● **DATA BLOCK**:

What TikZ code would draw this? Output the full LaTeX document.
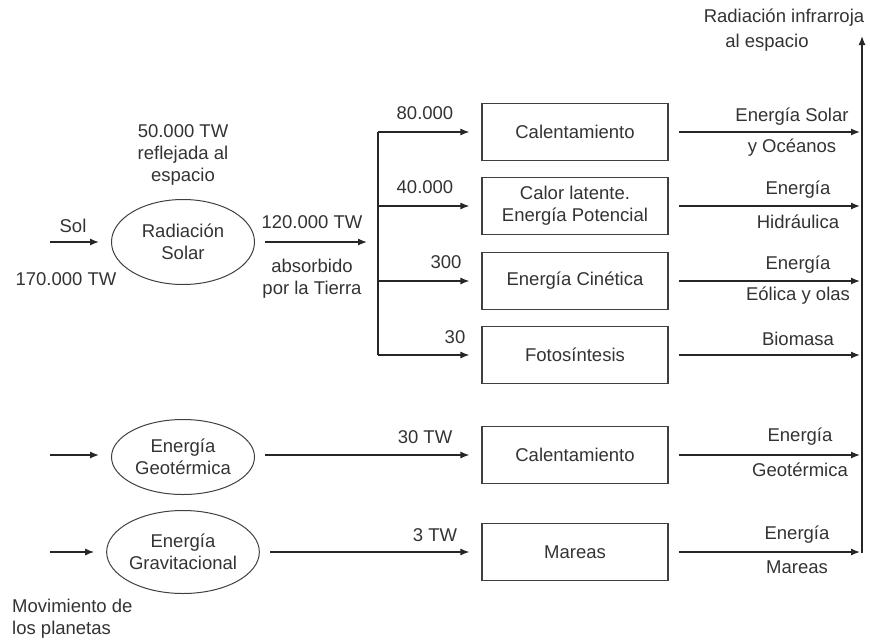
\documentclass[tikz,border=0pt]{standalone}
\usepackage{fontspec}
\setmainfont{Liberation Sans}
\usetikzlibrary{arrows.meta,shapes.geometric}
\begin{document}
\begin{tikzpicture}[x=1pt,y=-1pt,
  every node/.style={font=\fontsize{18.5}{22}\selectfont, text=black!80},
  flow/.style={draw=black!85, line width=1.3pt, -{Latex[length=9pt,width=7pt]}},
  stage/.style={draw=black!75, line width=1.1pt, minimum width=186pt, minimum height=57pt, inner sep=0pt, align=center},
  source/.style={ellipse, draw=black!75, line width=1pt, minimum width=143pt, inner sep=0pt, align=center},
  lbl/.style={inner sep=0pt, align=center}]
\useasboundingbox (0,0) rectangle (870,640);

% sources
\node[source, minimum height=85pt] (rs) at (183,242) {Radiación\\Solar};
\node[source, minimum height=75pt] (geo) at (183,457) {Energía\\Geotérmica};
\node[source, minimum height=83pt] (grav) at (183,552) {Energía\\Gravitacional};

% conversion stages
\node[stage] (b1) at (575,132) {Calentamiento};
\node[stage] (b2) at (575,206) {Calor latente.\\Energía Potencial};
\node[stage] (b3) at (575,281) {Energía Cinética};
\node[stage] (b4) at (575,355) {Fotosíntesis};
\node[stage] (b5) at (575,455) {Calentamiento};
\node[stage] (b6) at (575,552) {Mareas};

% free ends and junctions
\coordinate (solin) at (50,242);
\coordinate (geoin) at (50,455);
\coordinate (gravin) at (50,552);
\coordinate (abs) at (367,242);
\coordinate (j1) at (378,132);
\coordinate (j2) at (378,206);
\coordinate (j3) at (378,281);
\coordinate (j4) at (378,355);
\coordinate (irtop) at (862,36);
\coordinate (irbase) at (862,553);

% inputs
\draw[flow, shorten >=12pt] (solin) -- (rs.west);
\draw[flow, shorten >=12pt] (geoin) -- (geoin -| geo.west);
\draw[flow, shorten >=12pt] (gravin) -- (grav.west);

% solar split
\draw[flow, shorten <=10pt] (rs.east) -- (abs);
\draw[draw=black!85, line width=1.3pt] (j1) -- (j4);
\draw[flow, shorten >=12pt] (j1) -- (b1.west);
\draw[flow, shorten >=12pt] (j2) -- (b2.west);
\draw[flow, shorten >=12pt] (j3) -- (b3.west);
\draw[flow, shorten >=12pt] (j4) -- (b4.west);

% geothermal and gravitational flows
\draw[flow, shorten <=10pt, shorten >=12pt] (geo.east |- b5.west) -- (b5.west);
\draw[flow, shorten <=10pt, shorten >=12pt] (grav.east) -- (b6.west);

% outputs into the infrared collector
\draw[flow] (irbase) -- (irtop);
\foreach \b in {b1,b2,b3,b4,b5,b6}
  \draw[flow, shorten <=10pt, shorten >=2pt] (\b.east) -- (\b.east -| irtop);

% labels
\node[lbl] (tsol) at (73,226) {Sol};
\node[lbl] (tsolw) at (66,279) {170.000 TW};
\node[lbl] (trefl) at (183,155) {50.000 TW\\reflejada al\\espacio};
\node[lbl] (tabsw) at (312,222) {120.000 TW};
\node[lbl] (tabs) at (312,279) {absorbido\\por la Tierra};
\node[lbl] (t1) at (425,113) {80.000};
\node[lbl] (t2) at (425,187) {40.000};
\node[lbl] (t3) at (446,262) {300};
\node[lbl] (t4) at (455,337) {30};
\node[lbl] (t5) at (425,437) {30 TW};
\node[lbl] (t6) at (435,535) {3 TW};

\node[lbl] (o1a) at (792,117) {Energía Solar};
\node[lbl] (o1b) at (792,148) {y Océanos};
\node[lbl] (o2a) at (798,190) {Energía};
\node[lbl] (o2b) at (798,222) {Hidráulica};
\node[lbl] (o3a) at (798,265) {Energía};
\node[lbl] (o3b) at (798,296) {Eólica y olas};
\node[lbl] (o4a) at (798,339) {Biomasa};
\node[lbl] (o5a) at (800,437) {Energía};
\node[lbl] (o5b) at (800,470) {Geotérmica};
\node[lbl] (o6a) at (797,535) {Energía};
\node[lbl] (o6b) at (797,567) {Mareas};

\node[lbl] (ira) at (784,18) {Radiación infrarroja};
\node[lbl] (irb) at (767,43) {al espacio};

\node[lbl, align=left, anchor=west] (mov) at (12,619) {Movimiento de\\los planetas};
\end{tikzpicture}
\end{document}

● **WHAT YOU NEED TO DO**:
Write out, word for word, the lines from the start of the data through the one holding "minimum height=83pt] (grav)". Omit pictures.

● **ANSWER FOR THE TASK**:
What TikZ code would draw this? Output the full LaTeX document.
\documentclass[tikz,border=0pt]{standalone}
\usepackage{fontspec}
\setmainfont{Liberation Sans}
\usetikzlibrary{arrows.meta,shapes.geometric}
\begin{document}
\begin{tikzpicture}[x=1pt,y=-1pt,
  every node/.style={font=\fontsize{18.5}{22}\selectfont, text=black!80},
  flow/.style={draw=black!85, line width=1.3pt, -{Latex[length=9pt,width=7pt]}},
  stage/.style={draw=black!75, line width=1.1pt, minimum width=186pt, minimum height=57pt, inner sep=0pt, align=center},
  source/.style={ellipse, draw=black!75, line width=1pt, minimum width=143pt, inner sep=0pt, align=center},
  lbl/.style={inner sep=0pt, align=center}]
\useasboundingbox (0,0) rectangle (870,640);

% sources
\node[source, minimum height=85pt] (rs) at (183,242) {Radiación\\Solar};
\node[source, minimum height=75pt] (geo) at (183,457) {Energía\\Geotérmica};
\node[source, minimum height=83pt] (grav) at (183,552) {Energía\\Gravitacional};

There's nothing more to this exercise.